L’infâme coalition

Jour de deuil. Cette grande coalition en Allemagne me reste en travers de la gorge. Droite et gauche en légumes du même potage ! Mes amis proches s’arrachent les cheveux : « quelle confusion ! ». Moi ça me glace. Ce n’est pas la confusion. Seuls les naïfs tombent de l’arbre. C’est la clarté. La sociale démocratie allemande est passée de l’autre côté du cheval. Ce n’est pas une surprise.

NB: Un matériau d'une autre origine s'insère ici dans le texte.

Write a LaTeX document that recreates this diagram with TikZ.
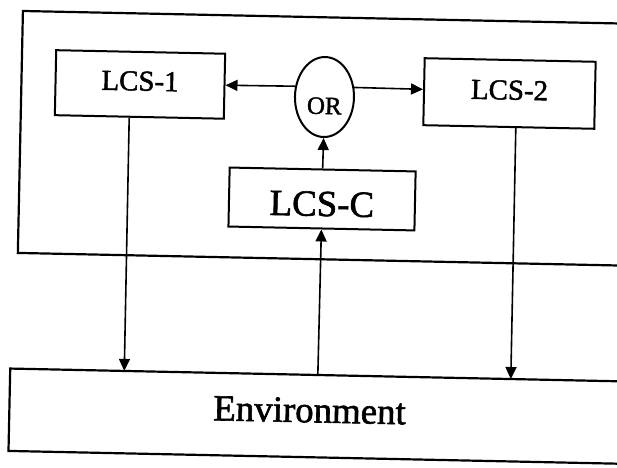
\documentclass[tikz,border=0pt]{standalone}
\usepackage{fontspec}
\setmainfont{Liberation Serif}[BoldFont=Liberation Serif, BoldFeatures={FakeBold=1.6}]
\usetikzlibrary{shapes.geometric,arrows.meta,calc}
\begin{document}
\begin{tikzpicture}[x=1bp,y=-1bp,
  box/.style={draw, line width=2bp, rectangle, inner sep=0pt, transform shape},
  arr/.style={line width=1.6bp, -{Triangle[length=12bp,width=11bp]}},
  frame/.style={line width=2.2bp}]
\useasboundingbox (0,0) rectangle (617,468);
\clip (0,0) rectangle (617,468);
\fill[white] (0,0) rectangle (617,468);
\begin{scope}[rotate around={-1.2:(308,234)}]
\draw[frame] (720,17) -- (18.3,17) -- (18.3,259) -- (720,259);
\node[box, minimum width=169bp, minimum height=65bp, text height=19.2bp, text depth=7bp,
  font=\fontsize{29}{29}\selectfont\bfseries] (lcs1) at (136.9,88) {LCS-1};
\node[box, minimum width=171bp, minimum height=67bp, text height=19.2bp, text depth=7bp,
  font=\fontsize{29}{29}\selectfont\bfseries] (lcs2) at (506.5,89.3) {LCS-2};
\node[box, minimum width=186bp, minimum height=59bp, text height=34bp, text depth=0bp,
  font=\fontsize{37}{37}\selectfont\bfseries] (lcsc) at (321.3,198.7) {LCS-C};
\node[draw, ellipse, line width=2bp, inner sep=0pt, minimum width=59bp, minimum height=80bp,
  transform shape, text height=34bp, text depth=0bp,
  font=\fontsize{25}{25}\selectfont\bfseries] (or) at (321.6,96.7) {OR};
\node[inner sep=0pt, minimum width=600bp, minimum height=82bp, transform shape,
  text height=24.5bp, text depth=12bp,
  font=\fontsize{37}{37}\selectfont\bfseries] (env) at (313.3,416) {Environment};
\draw[frame] ($(env.north west)!1.2!(env.north east)$) -- (env.north west)
  -- (env.south west) -- ($(env.south west)!1.2!(env.south east)$);
\draw[arr] (or.161) -- ($(lcs1.north east)!0.485!(lcs1.south east)$);
\draw[arr] (or.19) -- ($(lcs2.north west)!0.466!(lcs2.south west)$);
\draw[arr] (lcsc.north) -- (or.south);
\draw[arr] ($(env.north west)!0.5125!(env.north east)$) -- (lcsc.south);
\draw[arr] ($(lcs1.south west)!0.441!(lcs1.south east)$) -- ($(env.north west)!0.19!(env.north east)$);
\draw[arr] ($(lcs2.south west)!0.541!(lcs2.south east)$) -- ($(env.north west)!0.834!(env.north east)$);
\end{scope}
\end{tikzpicture}
\end{document}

C’est l’aboutissement normal de la politique du « socialisme d’accompagnement ». Le SPD de Schröder est à sa place avec la droite. D’ailleurs aucune résistance ne s’exprime en son sein sinon sur des broutilles concernant le comportement de Schröder lui- même. Cette ligne est l’axe politique qui domine actuellement le Parti Socialiste Européen. Son président, le danois Poul Rasmussen a même eu l’audace, sans être démenti par personne, de proclamer que Schröder était le mieux placé pour faire « les réformes indispensables » alors qu’Angela Merkel n’aurait « rien dans le ventre » à ce sujet. Il se rengorge même : Schröder aurait eu « le courage des réformes » au risque de « détruire son propre parti ! » Il faut le lire pour croire qu’un tel langage devant les libéraux soit possible. On voit alors l’incroyable aveuglement dont ont fait preuve certains de mes camarades. Jean-Marc Ayrault quand il a salué « les réformes courageuses » de Schröder, que dorénavant celui-ci va continuer avec la droite. Dominique Strauss Kahn en lui faisant parrainer son club et en concluant la campagne référendaire du Oui avec lui. Enfin tous les dirigeants cyniques ou convaincus qui, au lendemain du vote, ont accusé le Linkspartei d’avoir « volé la victoire du SPD », « fait gagner la droite », « refuser l’union avec le SPD » même quand celui-ci la rejetait par avance. A présent c’est clair : alors que la gauche est majoritaire en sièges, si la droite gouverne c’est à cause du SPD de Schröder. Infâme coalition ! Une autre majorité était possible en rassemblant toute la gauche sans exclusive. Le SPD a préféré la coalition avec la droite. Et pourquoi faire ? Une politique de droite évidemment. Dorénavant les dès sont jetés. Heureusement il y a le Linkspartei. Il y a donc une chance pour que, contrairement à ce qui s’était passé en Autriche où la grande coalition a fini avec le raz de marée d’extrême droite, les ouvriers, employés et chômeurs allemands pourront exprimer leur colère inévitable en votant à gauche.